Running Away From Home

I went for a run yesterday.  A year ago, that would be no more out of the ordinary than drinking my morning cup of coffee or having a glass of wine with dinner.  Things have changed.  I entered the track hoping that the two sports bras I had used to strap down my enormous milk-laden boobs would hold and that I could finish a workout without leaking through my shirt.  When I was getting dressed I had to change t-shirts three times because my baggy CREW NECK t-shirts showed too much cleavage.  My throat was scratchy because my adorable daughter has given me her cold... which is not surprising considering that several times a day I use a plastic tube to literally suck the mucus out of her tiny little nose.  My hair was conditioned with a healthy dose of spit up and vitamin D drop drool, so it was slightly crunchy when I pulled it into my requisite ponytail.  Yes, things have changed.
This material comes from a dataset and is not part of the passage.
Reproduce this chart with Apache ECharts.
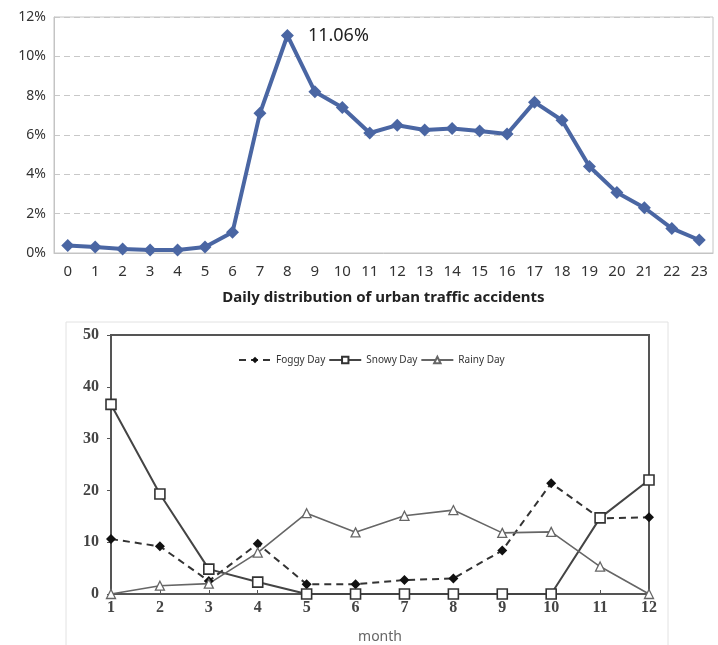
<!DOCTYPE html>
<html>
<head>
<meta charset="utf-8">
<script src="https://cdn.jsdelivr.net/npm/echarts@6/dist/echarts.min.js"></script>
<style>
  html, body { margin: 0; padding: 0; background: #fff; }
  #chart { width: 718px; height: 645px; }
</style>
</head>
<body>
<div id="chart"></div>
<script>
// top chart: hourly share of accidents (%)
const hours = ['0','1','2','3','4','5','6','7','8','9','10','11','12','13','14','15','16','17','18','19','20','21','22','23'];
const hourShare = [0.38, 0.3, 0.2, 0.15, 0.15, 0.3, 1.05, 7.1, 11.06, 8.2, 7.4, 6.1, 6.5, 6.25, 6.33, 6.2, 6.05, 7.67, 6.75, 4.4, 3.07, 2.3, 1.25, 0.66];
const peakIndex = 8;

// bottom chart: accidents per month by weather
const months = ['1','2','3','4','5','6','7','8','9','10','11','12'];
const foggy = [10.6, 9.2, 2.5, 9.7, 1.9, 1.9, 2.7, 3.0, 8.4, 21.4, 14.6, 14.8];
const snowy = [36.6, 19.3, 4.8, 2.3, 0, 0, 0, 0, 0, 0, 14.7, 22.0];
const rainy = [0, 1.6, 2.0, 8.0, 15.6, 11.9, 15.1, 16.2, 11.8, 12.0, 5.3, 0];

let myChart = echarts.init(document.getElementById('chart'));

const serifAxis = { fontFamily: 'Liberation Serif', fontWeight: 'bold', fontSize: 16, color: '#444' };

let option = {
  animation: false,
  backgroundColor: '#fff',
  graphic: [
    {
      type: 'rect',
      shape: { x: 66, y: 322, width: 602, height: 330 },
      style: { fill: 'none', stroke: '#e2e2e2', lineWidth: 1 }
    }
  ],
  legend: {
    left: 233,
    top: 350,
    itemGap: 3,
    itemWidth: 32,
    itemHeight: 8,
    textStyle: { fontFamily: 'Noto Sans', fontSize: 10, color: '#333' },
    data: ['Foggy Day', 'Snowy Day', 'Rainy Day']
  },
  grid: [
    { left: 54, top: 17, right: 5, height: 236, show: true, borderColor: '#c4c4c4', borderWidth: 1 },
    { left: 111, top: 335, right: 69, height: 261, show: true, borderColor: '#555', borderWidth: 2 }
  ],
  xAxis: [
    {
      gridIndex: 0,
      type: 'category',
      boundaryGap: true,
      data: hours,
      name: 'Daily distribution of urban traffic accidents',
      nameLocation: 'middle',
      nameGap: 37,
      nameTextStyle: { fontFamily: 'Noto Sans', fontWeight: 'bold', fontSize: 15, color: '#222' },
      axisLine: { lineStyle: { color: '#c4c4c4' } },
      axisTick: { show: false },
      axisLabel: { fontFamily: 'Noto Sans', fontSize: 15, color: '#333', margin: 11, interval: 0 }
    },
    {
      gridIndex: 1,
      type: 'category',
      boundaryGap: false,
      data: months,
      name: 'month',
      nameLocation: 'middle',
      nameGap: 36,
      nameTextStyle: { fontFamily: 'Noto Sans', fontSize: 14, color: '#666' },
      axisLine: { lineStyle: { color: '#555', width: 2 } },
      axisTick: { inside: true, length: 4, lineStyle: { color: '#555' } },
      axisLabel: Object.assign({ margin: 6 }, serifAxis)
    }
  ],
  yAxis: [
    {
      gridIndex: 0,
      type: 'value',
      min: 0,
      max: 12,
      interval: 2,
      axisLine: { show: true, lineStyle: { color: '#c4c4c4' } },
      axisTick: { show: false },
      axisLabel: { formatter: '{value}%', fontFamily: 'Noto Sans', fontSize: 14, color: '#333', margin: 8 },
      splitLine: { lineStyle: { type: [6, 4], color: '#c8c8c8' } }
    },
    {
      gridIndex: 1,
      type: 'value',
      min: 0,
      max: 50,
      interval: 10,
      axisLine: { show: true, lineStyle: { color: '#555', width: 2 } },
      axisTick: { show: true, length: 4, lineStyle: { color: '#555' } },
      axisLabel: Object.assign({ margin: 12 }, serifAxis),
      splitLine: { show: false }
    }
  ],
  series: [
    {
      name: 'share',
      type: 'line',
      xAxisIndex: 0,
      yAxisIndex: 0,
      data: hourShare,
      symbol: 'diamond',
      symbolSize: 13,
      lineStyle: { color: '#4a66a3', width: 4 },
      itemStyle: { color: '#4a66a3' },
      label: {
        show: true,
        position: 'right',
        distance: 14,
        fontFamily: 'Noto Sans',
        fontSize: 18,
        color: '#222',
        formatter: p => p.dataIndex === peakIndex ? p.value.toFixed(2) + '%' : ''
      }
    },
    {
      name: 'Foggy Day',
      type: 'line',
      xAxisIndex: 1,
      yAxisIndex: 1,
      data: foggy,
      symbol: 'diamond',
      symbolSize: 10,
      lineStyle: { color: '#333', width: 2, type: [7, 5] },
      itemStyle: { color: '#111' }
    },
    {
      name: 'Snowy Day',
      type: 'line',
      xAxisIndex: 1,
      yAxisIndex: 1,
      data: snowy,
      symbol: 'rect',
      symbolSize: 10,
      lineStyle: { color: '#444', width: 2 },
      itemStyle: { color: '#fff', borderColor: '#333', borderWidth: 1.6 }
    },
    {
      name: 'Rainy Day',
      type: 'line',
      xAxisIndex: 1,
      yAxisIndex: 1,
      data: rainy,
      symbol: 'triangle',
      symbolSize: 9,
      lineStyle: { color: '#666', width: 1.6 },
      itemStyle: { color: '#fff', borderColor: '#666', borderWidth: 1.3 }
    }
  ]
};

myChart.setOption(option, true);
</script>
</body>
</html>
Still, I was so happy to be on the track, and when an upbeat some came onto my iPod I felt like I had a little extra spring in my step.  Enough extra juice to pass the 20-something guy with big muscles and a backward Penn State cap.  I'm sure he was hung over.  I'm sure he was resting between sprints, had just eaten a large breakfast, and ran a marathon the night before.  I'm sure he thought I looked like I was 100 years old.  I still felt proud and spry and like a little piece of the old me was back again.  "Win won for the moms," I thought.

And then I was hit by an overwhelming wave of emotion.  For the first time in my life, I categorized myself as a mom.  For the rest of my life I will categorize myself that way.  What an incredible blessing that is.  It suddenly occurred to me that I didn't care that much about my speed, or my rock-hard boobs, or the fact that my stomach feels a lot like a Jell-O pudding cup.  It didn't matter that then Penn Stater would pass me five times before I finished my 4 miles, that I would need to take walking breaks, or that I would only have an hour of freedom before rushing back to feed my little girl.  It didn't even matter that the guy on the track probably thought of me as an "older" woman, even though I still feel like I'm barely out of college.  I was a mom, and a little girl at home would be happy to see me, even if she couldn't tell me that yet. She showed it every time she stared at my face like it was the most fascinating thing she'd ever seen, every time she buried her face in my shoulder, every time she trusted me enough to fall asleep on my stomach.

When I was pregnant I worried about what my body would look like after pregnancy.  I worried that I would miss my freedom and the routine that my husband and I had gotten into.  I worried about a lot of things that just don't seem to matter that much anymore.  Sure, I'd love for baby and I to be able to get out of the house and go for long walks (and the polar temperatures and massive amounts of snow we've had this winter aren't helping any).  Of course I miss picking out clothes based on what is cute and trendy vs. what is washable and provides easy access to my boobs.  But mostly now I worry about my daughter.  I worry about making the most of the time we have together and how to spend every second possible with her.  I worry about being a good mother and what exactly that means.  I worry about setting a good example for her, because someday she might just be the "older woman" on the track with a little baby at home, and even if she's a little slower, a little sleepier, and a little heavier than she once was, I'll still think she's completely perfect.